▼▼▼
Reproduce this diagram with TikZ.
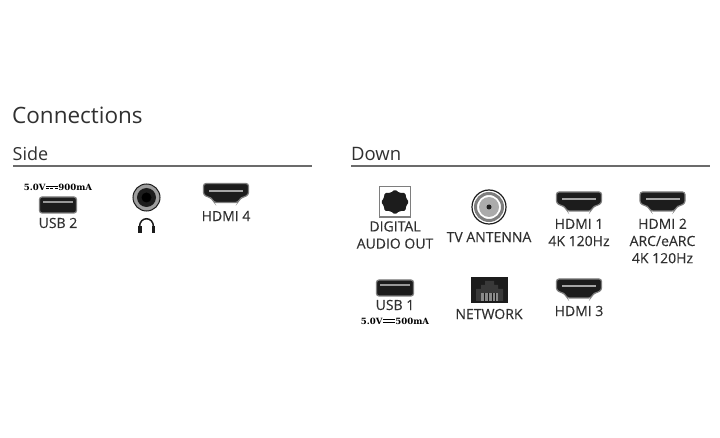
\documentclass[tikz,border=0pt]{standalone}
\usepackage{fontspec}
\setmainfont{Open Sans}
\newfontfamily\smallfont{DejaVu Serif}
\newcommand{\dcsolid}{\kern.4pt\rlap{\rule[3.7pt]{12pt}{.95pt}}\rule[1.5pt]{12pt}{.95pt}\kern.4pt}
\newcommand{\dcdash}{\kern.4pt\rlap{\rule[3.7pt]{12pt}{.95pt}}\rule[1.5pt]{3pt}{.95pt}\kern1.5pt\rule[1.5pt]{3pt}{.95pt}\kern1.5pt\rule[1.5pt]{3pt}{.95pt}\kern.4pt}
\definecolor{portdark}{HTML}{1C1C1C}
\definecolor{portgrey}{HTML}{7E7E7E}
\definecolor{labelgrey}{HTML}{303030}
\tikzset{
  heading/.style={anchor=base west,inner sep=0pt,text=labelgrey},
  portlabel/.style={inner sep=0pt,text=labelgrey,font=\fontsize{14}{16}\selectfont\addfontfeature{FakeBold=0.2}},
  ratinglabel/.style={inner sep=0pt,text=black,font=\smallfont\bfseries\fontsize{8.6}{9}\selectfont},
  rule/.style={draw=portgrey!85!black,line width=1.1pt},
  hdmiport/.pic={
    \draw[draw=portgrey,line width=1.2pt,fill=portdark,rounded corners=2.5pt]
      (-22.5,-9.5)--(22.5,-9.5)--(22.5,2)--(14,5.5)--(12,9.5)--(-12,9.5)--(-14,5.5)--(-22.5,2)--cycle;
    \fill[portgrey!70] (-17,-3) rectangle (17,-1.2);
  },
  usbport/.pic={
    \draw[draw=portgrey,line width=1.2pt,fill=portdark,rounded corners=2.5pt] (-18.5,-8) rectangle (18.5,8);
    \fill[portgrey!80] (-15,-3.8) rectangle (15,-1.6);
  }
}
\begin{document}
\begin{tikzpicture}[x=1pt,y=-1pt]
  \useasboundingbox (0,0) rectangle (720,438);
  % headings
  \node[heading,font=\fontsize{22.5}{24}\selectfont] (conn) at (12,123.5) {Connections};
  \node[heading,font=\fontsize{18}{20}\selectfont] (side) at (12.5,160.5) {Side};
  \node[heading,font=\fontsize{18.5}{20}\selectfont] (down) at (351,160.5) {Down};
  \coordinate (sidea) at (13,166);
  \coordinate (sideb) at (312,166);
  \coordinate (downa) at (351,166);
  \coordinate (downb) at (710,166);
  \draw[rule] (sidea)--(sideb);
  \draw[rule] (downa)--(downb);
  % side
  \node[ratinglabel] (rate2) at (58,187.5) {5.0V\dcdash 900mA};
  \pic at (58,205) {usbport};
  \node[portlabel] (usb2) at (58,223) {USB 2};
  \filldraw[draw=portdark,fill=portgrey!75,line width=1pt] (146.5,197.5) circle (13.5);
  \fill[portdark] (146.5,197.5) circle (9.5);
  \fill[black] (146.5,197.5) circle (5);
  \draw[portdark,line width=1.5pt] (139.5,227)..controls (139.5,216) and (153.5,216)..(153.5,227);
  \fill[portdark] (138,226) rectangle (141.5,233.5);
  \fill[portdark] (151.5,226) rectangle (155,233.5);
  \pic at (226,193) {hdmiport};
  \node[portlabel] (hdmi4) at (226,216) {HDMI 4};
  % down, top row
  \draw[portgrey,line width=1.6pt,fill=white] (379.5,186.5) rectangle (410.5,217);
  \fill[portdark,rounded corners=1.5pt] (395,189.5)--(399.5,193)--(405.5,193)--(406,198)--(409,202)--(406,206)--(405.5,211)--(399.5,211)--(395,214.5)--(390.5,211)--(384.5,211)--(384,206)--(381,202)--(384,198)--(384.5,193)--(390.5,193)--cycle;
  \node[portlabel,align=center] (digital) at (395,235) {DIGITAL\\[1.2pt]AUDIO OUT};
  \filldraw[draw=portdark,fill=white,line width=1.2pt] (489,207) circle (17);
  \draw[portgrey,line width=3pt] (489,207) circle (13.5);
  \fill[portgrey!65] (489,207) circle (10);
  \fill[portdark] (489,207) circle (2.5);
  \node[portlabel] (antenna) at (489,237) {TV ANTENNA};
  \pic at (579,201.5) {hdmiport};
  \node[portlabel,align=center] (hdmi1) at (579,232.5) {HDMI 1\\[1.2pt]4K 120Hz};
  \pic at (662.5,201.5) {hdmiport};
  \node[portlabel,align=center] (hdmi2) at (662.5,241) {HDMI 2\\[1.2pt]ARC/eARC\\[1.2pt]4K 120Hz};
  % down, bottom row
  \pic at (395,288) {usbport};
  \node[portlabel] (usb1) at (395,305) {USB 1};
  \node[ratinglabel] (rate1) at (395,321) {5.0V\dcsolid 500mA};
  \fill[portdark] (471,277) rectangle (508,303);
  \fill[portgrey!45!black] (476,301)--(476,289)--(481,289)--(481,285)--(485,285)--(485,281)--(494,281)--(494,285)--(498,285)--(498,289)--(503,289)--(503,301)--cycle;
  \fill[portgrey!90] (481,293) rectangle (498,301);
  \foreach \i in {484,488,492,495} \fill[portdark] (\i,293) rectangle (\i+1,301);
  \node[portlabel] (network) at (489,314) {NETWORK};
  \pic at (579,288.5) {hdmiport};
  \node[portlabel] (hdmi3) at (579,311) {HDMI 3};
\end{tikzpicture}
\end{document}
▲▲▲
# Given exercise:
Restate the listing above word for word, and skip the pictures.

# Exercise answer:
Reproduce this diagram with TikZ.
\documentclass[tikz,border=0pt]{standalone}
\usepackage{fontspec}
\setmainfont{Open Sans}
\newfontfamily\smallfont{DejaVu Serif}
\newcommand{\dcsolid}{\kern.4pt\rlap{\rule[3.7pt]{12pt}{.95pt}}\rule[1.5pt]{12pt}{.95pt}\kern.4pt}
\newcommand{\dcdash}{\kern.4pt\rlap{\rule[3.7pt]{12pt}{.95pt}}\rule[1.5pt]{3pt}{.95pt}\kern1.5pt\rule[1.5pt]{3pt}{.95pt}\kern1.5pt\rule[1.5pt]{3pt}{.95pt}\kern.4pt}
\definecolor{portdark}{HTML}{1C1C1C}
\definecolor{portgrey}{HTML}{7E7E7E}
\definecolor{labelgrey}{HTML}{303030}
\tikzset{
  heading/.style={anchor=base west,inner sep=0pt,text=labelgrey},
  portlabel/.style={inner sep=0pt,text=labelgrey,font=\fontsize{14}{16}\selectfont\addfontfeature{FakeBold=0.2}},
  ratinglabel/.style={inner sep=0pt,text=black,font=\smallfont\bfseries\fontsize{8.6}{9}\selectfont},
  rule/.style={draw=portgrey!85!black,line width=1.1pt},
  hdmiport/.pic={
    \draw[draw=portgrey,line width=1.2pt,fill=portdark,rounded corners=2.5pt]
      (-22.5,-9.5)--(22.5,-9.5)--(22.5,2)--(14,5.5)--(12,9.5)--(-12,9.5)--(-14,5.5)--(-22.5,2)--cycle;
    \fill[portgrey!70] (-17,-3) rectangle (17,-1.2);
  },
  usbport/.pic={
    \draw[draw=portgrey,line width=1.2pt,fill=portdark,rounded corners=2.5pt] (-18.5,-8) rectangle (18.5,8);
    \fill[portgrey!80] (-15,-3.8) rectangle (15,-1.6);
  }
}
\begin{document}
\begin{tikzpicture}[x=1pt,y=-1pt]
  \useasboundingbox (0,0) rectangle (720,438);
  % headings
  \node[heading,font=\fontsize{22.5}{24}\selectfont] (conn) at (12,123.5) {Connections};
  \node[heading,font=\fontsize{18}{20}\selectfont] (side) at (12.5,160.5) {Side};
  \node[heading,font=\fontsize{18.5}{20}\selectfont] (down) at (351,160.5) {Down};
  \coordinate (sidea) at (13,166);
  \coordinate (sideb) at (312,166);
  \coordinate (downa) at (351,166);
  \coordinate (downb) at (710,166);
  \draw[rule] (sidea)--(sideb);
  \draw[rule] (downa)--(downb);
  % side
  \node[ratinglabel] (rate2) at (58,187.5) {5.0V\dcdash 900mA};
  \pic at (58,205) {usbport};
  \node[portlabel] (usb2) at (58,223) {USB 2};
  \filldraw[draw=portdark,fill=portgrey!75,line width=1pt] (146.5,197.5) circle (13.5);
  \fill[portdark] (146.5,197.5) circle (9.5);
  \fill[black] (146.5,197.5) circle (5);
  \draw[portdark,line width=1.5pt] (139.5,227)..controls (139.5,216) and (153.5,216)..(153.5,227);
  \fill[portdark] (138,226) rectangle (141.5,233.5);
  \fill[portdark] (151.5,226) rectangle (155,233.5);
  \pic at (226,193) {hdmiport};
  \node[portlabel] (hdmi4) at (226,216) {HDMI 4};
  % down, top row
  \draw[portgrey,line width=1.6pt,fill=white] (379.5,186.5) rectangle (410.5,217);
  \fill[portdark,rounded corners=1.5pt] (395,189.5)--(399.5,193)--(405.5,193)--(406,198)--(409,202)--(406,206)--(405.5,211)--(399.5,211)--(395,214.5)--(390.5,211)--(384.5,211)--(384,206)--(381,202)--(384,198)--(384.5,193)--(390.5,193)--cycle;
  \node[portlabel,align=center] (digital) at (395,235) {DIGITAL\\[1.2pt]AUDIO OUT};
  \filldraw[draw=portdark,fill=white,line width=1.2pt] (489,207) circle (17);
  \draw[portgrey,line width=3pt] (489,207) circle (13.5);
  \fill[portgrey!65] (489,207) circle (10);
  \fill[portdark] (489,207) circle (2.5);
  \node[portlabel] (antenna) at (489,237) {TV ANTENNA};
  \pic at (579,201.5) {hdmiport};
  \node[portlabel,align=center] (hdmi1) at (579,232.5) {HDMI 1\\[1.2pt]4K 120Hz};
  \pic at (662.5,201.5) {hdmiport};
  \node[portlabel,align=center] (hdmi2) at (662.5,241) {HDMI 2\\[1.2pt]ARC/eARC\\[1.2pt]4K 120Hz};
  % down, bottom row
  \pic at (395,288) {usbport};
  \node[portlabel] (usb1) at (395,305) {USB 1};
  \node[ratinglabel] (rate1) at (395,321) {5.0V\dcsolid 500mA};
  \fill[portdark] (471,277) rectangle (508,303);
  \fill[portgrey!45!black] (476,301)--(476,289)--(481,289)--(481,285)--(485,285)--(485,281)--(494,281)--(494,285)--(498,285)--(498,289)--(503,289)--(503,301)--cycle;
  \fill[portgrey!90] (481,293) rectangle (498,301);
  \foreach \i in {484,488,492,495} \fill[portdark] (\i,293) rectangle (\i+1,301);
  \node[portlabel] (network) at (489,314) {NETWORK};
  \pic at (579,288.5) {hdmiport};
  \node[portlabel] (hdmi3) at (579,311) {HDMI 3};
\end{tikzpicture}
\end{document}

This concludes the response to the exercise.